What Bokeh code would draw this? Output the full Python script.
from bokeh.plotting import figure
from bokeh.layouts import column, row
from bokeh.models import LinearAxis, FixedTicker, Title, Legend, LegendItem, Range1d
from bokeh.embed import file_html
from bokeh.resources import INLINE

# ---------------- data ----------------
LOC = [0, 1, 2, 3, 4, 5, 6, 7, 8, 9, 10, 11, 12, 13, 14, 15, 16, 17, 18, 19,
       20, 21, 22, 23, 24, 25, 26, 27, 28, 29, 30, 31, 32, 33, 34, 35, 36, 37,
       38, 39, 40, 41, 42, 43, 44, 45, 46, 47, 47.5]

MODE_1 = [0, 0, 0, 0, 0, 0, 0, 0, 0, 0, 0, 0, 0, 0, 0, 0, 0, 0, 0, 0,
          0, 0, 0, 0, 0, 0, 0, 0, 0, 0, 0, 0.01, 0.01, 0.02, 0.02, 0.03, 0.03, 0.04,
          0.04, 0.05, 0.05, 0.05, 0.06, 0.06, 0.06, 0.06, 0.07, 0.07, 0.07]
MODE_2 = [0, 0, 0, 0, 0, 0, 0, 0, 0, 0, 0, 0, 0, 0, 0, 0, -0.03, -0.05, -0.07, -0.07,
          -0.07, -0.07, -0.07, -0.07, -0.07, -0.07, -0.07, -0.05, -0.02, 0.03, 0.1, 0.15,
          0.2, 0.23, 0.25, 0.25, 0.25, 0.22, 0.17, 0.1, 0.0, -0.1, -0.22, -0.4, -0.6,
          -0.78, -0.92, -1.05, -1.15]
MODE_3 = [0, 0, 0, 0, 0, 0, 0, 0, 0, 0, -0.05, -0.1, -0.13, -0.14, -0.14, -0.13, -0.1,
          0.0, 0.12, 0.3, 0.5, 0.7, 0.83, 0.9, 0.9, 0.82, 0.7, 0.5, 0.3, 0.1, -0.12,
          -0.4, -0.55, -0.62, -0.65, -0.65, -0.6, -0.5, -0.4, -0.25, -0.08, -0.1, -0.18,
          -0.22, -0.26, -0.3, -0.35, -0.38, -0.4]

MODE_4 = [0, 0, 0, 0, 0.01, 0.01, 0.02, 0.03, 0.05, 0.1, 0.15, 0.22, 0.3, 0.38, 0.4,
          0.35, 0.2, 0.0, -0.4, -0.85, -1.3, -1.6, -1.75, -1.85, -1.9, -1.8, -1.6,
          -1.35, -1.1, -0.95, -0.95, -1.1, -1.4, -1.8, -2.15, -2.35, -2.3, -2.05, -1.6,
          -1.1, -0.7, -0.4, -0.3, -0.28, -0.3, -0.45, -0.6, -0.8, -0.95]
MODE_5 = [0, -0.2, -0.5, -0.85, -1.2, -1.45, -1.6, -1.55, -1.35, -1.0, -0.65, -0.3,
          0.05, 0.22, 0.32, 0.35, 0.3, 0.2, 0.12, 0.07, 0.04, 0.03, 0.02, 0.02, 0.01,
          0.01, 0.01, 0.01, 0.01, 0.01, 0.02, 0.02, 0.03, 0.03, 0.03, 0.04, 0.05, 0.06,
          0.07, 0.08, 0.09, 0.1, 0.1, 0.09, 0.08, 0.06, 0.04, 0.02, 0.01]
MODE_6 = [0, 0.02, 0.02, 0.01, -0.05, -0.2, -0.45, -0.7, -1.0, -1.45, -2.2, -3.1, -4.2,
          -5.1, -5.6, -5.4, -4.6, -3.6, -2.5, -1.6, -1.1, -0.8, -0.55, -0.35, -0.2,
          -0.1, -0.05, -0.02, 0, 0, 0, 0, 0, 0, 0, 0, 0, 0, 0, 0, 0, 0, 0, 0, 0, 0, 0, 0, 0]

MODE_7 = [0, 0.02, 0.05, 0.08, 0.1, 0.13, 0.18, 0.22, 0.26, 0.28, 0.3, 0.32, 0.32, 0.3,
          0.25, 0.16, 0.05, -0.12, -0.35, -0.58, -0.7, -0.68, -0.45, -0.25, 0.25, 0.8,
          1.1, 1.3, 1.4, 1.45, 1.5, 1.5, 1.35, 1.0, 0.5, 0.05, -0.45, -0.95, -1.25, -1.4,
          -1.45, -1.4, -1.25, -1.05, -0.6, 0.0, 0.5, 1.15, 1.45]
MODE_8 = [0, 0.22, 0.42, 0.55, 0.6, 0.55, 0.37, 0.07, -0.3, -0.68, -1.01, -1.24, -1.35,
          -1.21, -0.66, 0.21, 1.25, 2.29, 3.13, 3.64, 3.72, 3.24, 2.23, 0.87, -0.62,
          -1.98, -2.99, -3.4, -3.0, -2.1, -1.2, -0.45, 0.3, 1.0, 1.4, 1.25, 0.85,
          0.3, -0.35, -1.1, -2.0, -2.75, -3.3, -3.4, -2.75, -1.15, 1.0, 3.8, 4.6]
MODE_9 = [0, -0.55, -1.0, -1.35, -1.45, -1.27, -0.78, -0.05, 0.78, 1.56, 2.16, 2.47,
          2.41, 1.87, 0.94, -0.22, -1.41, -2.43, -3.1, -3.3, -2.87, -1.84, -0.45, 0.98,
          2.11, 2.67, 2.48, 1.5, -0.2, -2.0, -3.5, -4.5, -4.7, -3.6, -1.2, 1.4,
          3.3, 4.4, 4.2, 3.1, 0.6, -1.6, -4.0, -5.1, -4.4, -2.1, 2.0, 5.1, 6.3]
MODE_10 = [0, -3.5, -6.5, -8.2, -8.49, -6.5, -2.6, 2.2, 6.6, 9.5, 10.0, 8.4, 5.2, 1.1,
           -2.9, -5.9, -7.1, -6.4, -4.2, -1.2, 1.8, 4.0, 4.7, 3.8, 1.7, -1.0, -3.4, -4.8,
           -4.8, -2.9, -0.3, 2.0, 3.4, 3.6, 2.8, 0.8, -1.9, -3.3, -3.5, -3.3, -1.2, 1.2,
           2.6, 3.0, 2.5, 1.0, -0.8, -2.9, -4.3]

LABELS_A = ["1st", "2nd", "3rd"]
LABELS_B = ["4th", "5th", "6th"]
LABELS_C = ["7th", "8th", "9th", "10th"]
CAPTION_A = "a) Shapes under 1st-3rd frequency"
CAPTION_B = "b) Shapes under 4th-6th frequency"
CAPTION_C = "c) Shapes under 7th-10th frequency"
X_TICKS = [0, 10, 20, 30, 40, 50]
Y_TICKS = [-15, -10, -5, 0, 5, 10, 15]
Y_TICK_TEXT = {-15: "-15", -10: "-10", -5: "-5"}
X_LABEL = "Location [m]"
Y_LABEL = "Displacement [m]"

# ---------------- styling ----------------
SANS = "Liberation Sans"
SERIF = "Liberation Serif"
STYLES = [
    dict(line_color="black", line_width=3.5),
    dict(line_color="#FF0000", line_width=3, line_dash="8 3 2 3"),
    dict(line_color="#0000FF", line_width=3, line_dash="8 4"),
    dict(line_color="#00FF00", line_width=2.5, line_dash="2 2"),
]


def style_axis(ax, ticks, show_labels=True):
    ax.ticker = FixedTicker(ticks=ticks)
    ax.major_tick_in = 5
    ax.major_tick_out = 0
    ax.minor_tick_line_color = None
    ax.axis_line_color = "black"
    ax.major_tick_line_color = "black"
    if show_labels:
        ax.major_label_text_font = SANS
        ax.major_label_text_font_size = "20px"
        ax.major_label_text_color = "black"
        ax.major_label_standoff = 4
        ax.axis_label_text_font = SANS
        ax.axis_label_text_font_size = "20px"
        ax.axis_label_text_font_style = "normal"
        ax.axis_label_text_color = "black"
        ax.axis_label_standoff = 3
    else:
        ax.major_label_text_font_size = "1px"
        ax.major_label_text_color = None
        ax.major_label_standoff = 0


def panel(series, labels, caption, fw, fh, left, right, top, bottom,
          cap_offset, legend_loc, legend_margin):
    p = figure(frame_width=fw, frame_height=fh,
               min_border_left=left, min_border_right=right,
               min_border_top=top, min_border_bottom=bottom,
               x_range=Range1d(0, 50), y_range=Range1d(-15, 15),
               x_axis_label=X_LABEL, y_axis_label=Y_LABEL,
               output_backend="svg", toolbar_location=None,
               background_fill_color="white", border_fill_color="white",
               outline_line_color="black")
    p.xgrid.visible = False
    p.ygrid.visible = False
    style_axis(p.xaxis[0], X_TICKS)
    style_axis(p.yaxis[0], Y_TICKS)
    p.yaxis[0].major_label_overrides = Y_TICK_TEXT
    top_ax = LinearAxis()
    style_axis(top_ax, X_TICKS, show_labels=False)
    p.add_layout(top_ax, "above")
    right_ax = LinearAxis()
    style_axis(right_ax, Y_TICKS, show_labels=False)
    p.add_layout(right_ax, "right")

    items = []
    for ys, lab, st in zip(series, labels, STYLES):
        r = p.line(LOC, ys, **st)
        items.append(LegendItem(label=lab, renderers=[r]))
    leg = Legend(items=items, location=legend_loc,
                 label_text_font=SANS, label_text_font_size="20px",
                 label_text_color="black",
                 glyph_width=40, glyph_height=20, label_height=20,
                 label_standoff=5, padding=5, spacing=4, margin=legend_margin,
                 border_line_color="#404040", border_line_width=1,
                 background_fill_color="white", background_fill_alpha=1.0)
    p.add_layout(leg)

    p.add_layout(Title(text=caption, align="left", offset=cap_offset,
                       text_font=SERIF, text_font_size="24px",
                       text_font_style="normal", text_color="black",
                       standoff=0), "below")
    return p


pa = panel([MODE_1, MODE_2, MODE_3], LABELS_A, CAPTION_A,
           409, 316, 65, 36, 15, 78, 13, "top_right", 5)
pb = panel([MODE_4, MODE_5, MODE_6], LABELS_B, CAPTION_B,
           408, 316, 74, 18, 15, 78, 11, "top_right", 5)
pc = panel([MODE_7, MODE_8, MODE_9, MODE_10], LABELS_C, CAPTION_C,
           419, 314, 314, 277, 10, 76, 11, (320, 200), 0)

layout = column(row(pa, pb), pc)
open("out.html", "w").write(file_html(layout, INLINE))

**Instructions for the task:**
Print the material above verbatim, first line through the line containing "from bokeh.resources import INLINE", both included.

**Exercise response:**
What Bokeh code would draw this? Output the full Python script.
from bokeh.plotting import figure
from bokeh.layouts import column, row
from bokeh.models import LinearAxis, FixedTicker, Title, Legend, LegendItem, Range1d
from bokeh.embed import file_html
from bokeh.resources import INLINE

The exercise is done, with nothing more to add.